According to documentation g_print()
is supposed to receive UTF8 string and print it. But it does print garbage. The simple printf()
prints text correctly.
#include <glib-2.0/glib.h>
#include <stdio.h>
int main() {
guchar val[] = "яблоко";
g_print("Fruit is %s\n", val);
printf("Fruit is %s\n", val);
printf("sizeof(val)=%ld\n", sizeof(val));
for(int idx=0; val[idx]; idx++) {
printf("%02x ", val[idx]);
}
printf("\n");
return 0;
}
The output is:
Fruit is ??????
Fruit is яблоко
sizeof(val)=13
d1 8f d0 b1 d0 bb d0 be d0 ba d0 be
The last two line shows that val
array really does have UTF8 string.
Why g_print()
prints garbage? What am I missing?
Found a solution, not sure if it is correct one, but it works for me right now.
Apparently, the g_print()
does convert UTF8 symbols into question marks if it believes that console is not UTF8 compatible: https://docs.gtk.org/glib/warnings.html#encoding
And yes, using setlocale()
did solve my problem. Still, not entirely sure why.

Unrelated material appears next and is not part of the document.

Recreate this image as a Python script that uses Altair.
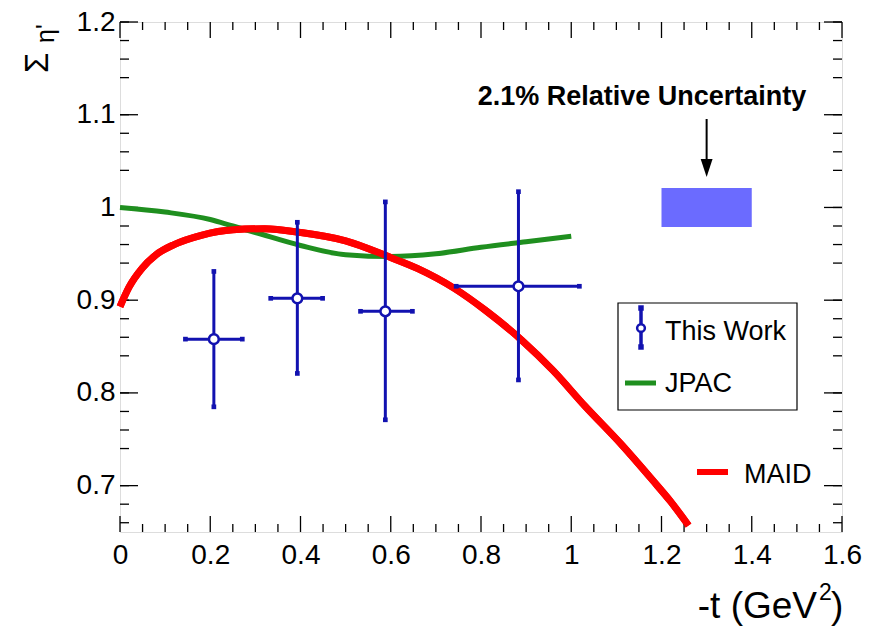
import altair as alt
import pandas as pd

# ---------------- data ----------------
# This Work (points with errors)
t_pts   = [0.208, 0.393, 0.588, 0.883]
t_lo    = [0.145, 0.334, 0.533, 0.745]
t_hi    = [0.271, 0.449, 0.648, 1.018]
sig_pts = [0.858, 0.902, 0.888, 0.915]
sig_lo  = [0.785, 0.821, 0.771, 0.814]
sig_hi  = [0.931, 0.984, 1.006, 1.017]

# JPAC curve
jpac_t   = [0.0, 0.1, 0.2, 0.25, 0.3, 0.4, 0.5, 0.6, 0.7, 0.8, 0.9, 1.0]
jpac_sig = [1.0, 0.995, 0.987, 0.980, 0.973, 0.959, 0.949, 0.947, 0.950, 0.957, 0.963, 0.969]

# MAID curve
maid_t   = [0.0, 0.02, 0.05, 0.08, 0.12, 0.18, 0.25, 0.32, 0.4, 0.5, 0.6, 0.66,
            0.74, 0.81, 0.89, 0.96, 1.03, 1.11, 1.18, 1.22, 1.26]
maid_sig = [0.893, 0.914, 0.935, 0.949, 0.960, 0.970, 0.976, 0.977, 0.973, 0.964, 0.946, 0.934,
            0.913, 0.889, 0.857, 0.824, 0.786, 0.745, 0.706, 0.683, 0.657]

# relative uncertainty box
unc_t    = [1.2, 1.4]
unc_rel  = 0.021
unc_text = "2.1% Relative Uncertainty"

x_major = [0.0, 0.2, 0.4, 0.6, 0.8, 1.0, 1.2, 1.4, 1.6]
y_major = [0.7, 0.8, 0.9, 1.0, 1.1, 1.2]
x_minor = [round(0.05 * i, 2) for i in range(33) if i % 4 != 0]
y_minor = [round(0.66 + 0.02 * i, 2) for i in range(28) if (i + 2) % 5 != 0]

# ---------------- style ----------------
W, H = 722, 510
FONT = "Liberation Sans"
BLUE = "#1212b0"
GREEN = "#1f8f1f"
RED = "#ff0000"
BOX = "#6b6bff"

xs = alt.Scale(domain=[0, 1.6], nice=False, zero=False)
ys = alt.Scale(domain=[0.65, 1.2], nice=False, zero=False)

x_axis = alt.Axis(values=x_major, format=".1~f", title=None, grid=False, ticks=False,
                  domain=False, labelFontSize=28, labelFont=FONT, labelColor="black",
                  labelPadding=9, labelFlush=False, labelOverlap=False)
y_axis = alt.Axis(values=y_major, format=".1~f", title=None, grid=False, ticks=False,
                  domain=False, labelFontSize=28, labelFont=FONT, labelColor="black",
                  labelPadding=5, labelFlush=False, labelOverlap=False)

maid_df = pd.DataFrame({"t": maid_t, "s": maid_sig})
jpac_df = pd.DataFrame({"t": jpac_t, "s": jpac_sig})
pts_df = pd.DataFrame({"t": t_pts, "tlo": t_lo, "thi": t_hi,
                       "s": sig_pts, "slo": sig_lo, "shi": sig_hi})
ends_df = pd.concat([
    pd.DataFrame({"t": t_pts, "s": sig_lo}),
    pd.DataFrame({"t": t_pts, "s": sig_hi}),
    pd.DataFrame({"t": t_lo, "s": sig_pts}),
    pd.DataFrame({"t": t_hi, "s": sig_pts}),
])

maid = alt.Chart(maid_df).mark_line(color=RED, strokeWidth=7, interpolate="monotone").encode(
    x=alt.X("t:Q", scale=xs, axis=x_axis),
    y=alt.Y("s:Q", scale=ys, axis=y_axis),
)
jpac = alt.Chart(jpac_df).mark_line(color=GREEN, strokeWidth=5, interpolate="monotone").encode(
    x=alt.X("t:Q", scale=xs), y=alt.Y("s:Q", scale=ys))

vbar = alt.Chart(pts_df).mark_rule(color=BLUE, strokeWidth=3).encode(
    x=alt.X("t:Q", scale=xs), y=alt.Y("slo:Q", scale=ys), y2="shi:Q")
hbar = alt.Chart(pts_df).mark_rule(color=BLUE, strokeWidth=3).encode(
    x=alt.X("tlo:Q", scale=xs), x2="thi:Q", y=alt.Y("s:Q", scale=ys))
caps = alt.Chart(ends_df).mark_square(color=BLUE, size=22, opacity=1).encode(
    x=alt.X("t:Q", scale=xs), y=alt.Y("s:Q", scale=ys))
circ = alt.Chart(pts_df).mark_point(shape="circle", filled=True, fill="white", stroke=BLUE,
                                    strokeWidth=2.5, size=95, opacity=1).encode(
    x=alt.X("t:Q", scale=xs), y=alt.Y("s:Q", scale=ys))

unc_df = pd.DataFrame({"t0": [unc_t[0]], "t1": [unc_t[1]],
                       "s0": [1 - unc_rel], "s1": [1 + unc_rel],
                       "tc": [(unc_t[0] + unc_t[1]) / 2]})
unc_box = alt.Chart(unc_df).mark_rect(color=BOX).encode(
    x=alt.X("t0:Q", scale=xs), x2="t1:Q", y=alt.Y("s0:Q", scale=ys), y2="s1:Q")
arrow = alt.Chart(unc_df).mark_rule(color="black", strokeWidth=2).encode(
    x=alt.X("tc:Q", scale=xs), y=alt.value(119 - 22), y2=alt.value(160 - 22))
arrow_head = alt.Chart(unc_df).mark_point(
    shape="M-0.66,-1L0.66,-1L0,1Z", filled=True, color="black", size=324, opacity=1
).encode(x=alt.X("tc:Q", scale=xs), y=alt.value(168 - 22))
unc_label = alt.Chart(unc_df).mark_text(text=unc_text, font=FONT, fontWeight="bold", fontSize=27,
                                        align="center", baseline="alphabetic", color="black").encode(
    x=alt.value(642 - 120), y=alt.value(105 - 22))

# ----- frame ticks (ROOT style, inside) -----
def tick_layer(vals, channel, length, side):
    df = pd.DataFrame({"v": vals})
    base = alt.Chart(df).mark_rule(color="black", strokeWidth=1.3)
    if channel == "x":
        if side == "bottom":
            return base.encode(x=alt.X("v:Q", scale=xs), y=alt.value(H), y2=alt.value(H - length))
        return base.encode(x=alt.X("v:Q", scale=xs), y=alt.value(0), y2=alt.value(length))
    if side == "left":
        return base.encode(y=alt.Y("v:Q", scale=ys), x=alt.value(0), x2=alt.value(length))
    return base.encode(y=alt.Y("v:Q", scale=ys), x=alt.value(W), x2=alt.value(W - length))

ticks = [
    tick_layer(x_major, "x", 16, "bottom"), tick_layer(x_minor, "x", 8, "bottom"),
    tick_layer(x_major, "x", 16, "top"), tick_layer(x_minor, "x", 8, "top"),
    tick_layer(y_major, "y", 18, "left"), tick_layer(y_minor, "y", 9, "left"),
    tick_layer(y_major, "y", 18, "right"), tick_layer(y_minor, "y", 9, "right"),
]

# ----- legend -----
one = pd.DataFrame({"a": [0]})
leg_box = alt.Chart(one).mark_rect(fill="white", stroke="black", strokeWidth=1.2).encode(
    x=alt.value(498), x2=alt.value(677), y=alt.value(281), y2=alt.value(388))
leg_vbar = alt.Chart(one).mark_rule(color=BLUE, strokeWidth=3.5).encode(
    x=alt.value(521), y=alt.value(286), y2=alt.value(325))
leg_caps = alt.Chart(pd.DataFrame({"yy": [286, 325]})).mark_square(color=BLUE, size=30, opacity=1).encode(
    x=alt.value(521), y=alt.Y("yy:Q", scale=None))
leg_circ = alt.Chart(one).mark_point(shape="circle", filled=True, fill="white", stroke=BLUE,
                                     strokeWidth=2.5, size=60, opacity=1).encode(
    x=alt.value(521), y=alt.value(306))
leg_green = alt.Chart(one).mark_rule(color=GREEN, strokeWidth=5).encode(
    x=alt.value(505), x2=alt.value(536), y=alt.value(361))
leg_red = alt.Chart(one).mark_rule(color=RED, strokeWidth=6).encode(
    x=alt.value(577), x2=alt.value(608), y=alt.value(450))
def label(txt, x, y, size=27, align="left"):
    return alt.Chart(one).mark_text(text=txt, font=FONT, fontSize=size, align=align,
                                    baseline="alphabetic", color="black").encode(
        x=alt.value(x), y=alt.value(y))
leg_t1 = label("This Work", 545, 318)
leg_t2 = label("JPAC", 545, 370)
leg_t3 = label("MAID", 624, 461)

# ----- axis titles -----
xt1 = label("-t (GeV", 697, 596, size=37, align="right")
xt2 = label("2", 699, 578, size=23)
xt3 = label(")", 711, 596, size=37)
yt1 = alt.Chart(one).mark_text(text="Σ", font=FONT, fontSize=33, angle=270, align="left",
                               baseline="alphabetic", color="black").encode(
    x=alt.value(48 - 120), y=alt.value(73 - 22))
yt2 = alt.Chart(one).mark_text(text="η'", font=FONT, fontSize=25, angle=270, align="left",
                               baseline="alphabetic", color="black").encode(
    x=alt.value(54 - 120), y=alt.value(43 - 22))

chart = alt.layer(
    maid, *ticks, unc_box, arrow, arrow_head, unc_label,
    jpac, maid.encode(x=alt.X("t:Q", scale=xs), y=alt.Y("s:Q", scale=ys)),
    hbar, vbar, caps, circ,
    leg_box, leg_vbar, leg_caps, leg_circ, leg_green, leg_red, leg_t1, leg_t2, leg_t3,
    xt1, xt2, xt3, yt1, yt2,
).properties(
    width=W, height=H,
    autosize=alt.AutoSizeParams(type="none"),
    padding={"left": 120, "top": 22, "right": 35, "bottom": 98},
).configure_view(stroke="black", strokeWidth=1.5).configure(background="white")

chart.save("out.html", embed_options={"renderer": "svg", "actions": False})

Adding to the previous sample this code
const char *charset;
g_get_console_charset(&charset);
g_print("charset = %s\n", charset);
setlocale(LC_ALL, "");
g_get_console_charset(&charset);
g_print("charset = %s\n", charset);
Provided additional output:
charset = ANSI_X3.4-1968
charset = UTF-8
So, my application, at the start, believes that console is using ANSI_X3.4-1968
code page. No idea where this came from. But setlocale(LC_ALL,"")
did reset the console expectation to UTF8 - after that g_print()
start working properly (and printf()
continue to work properly.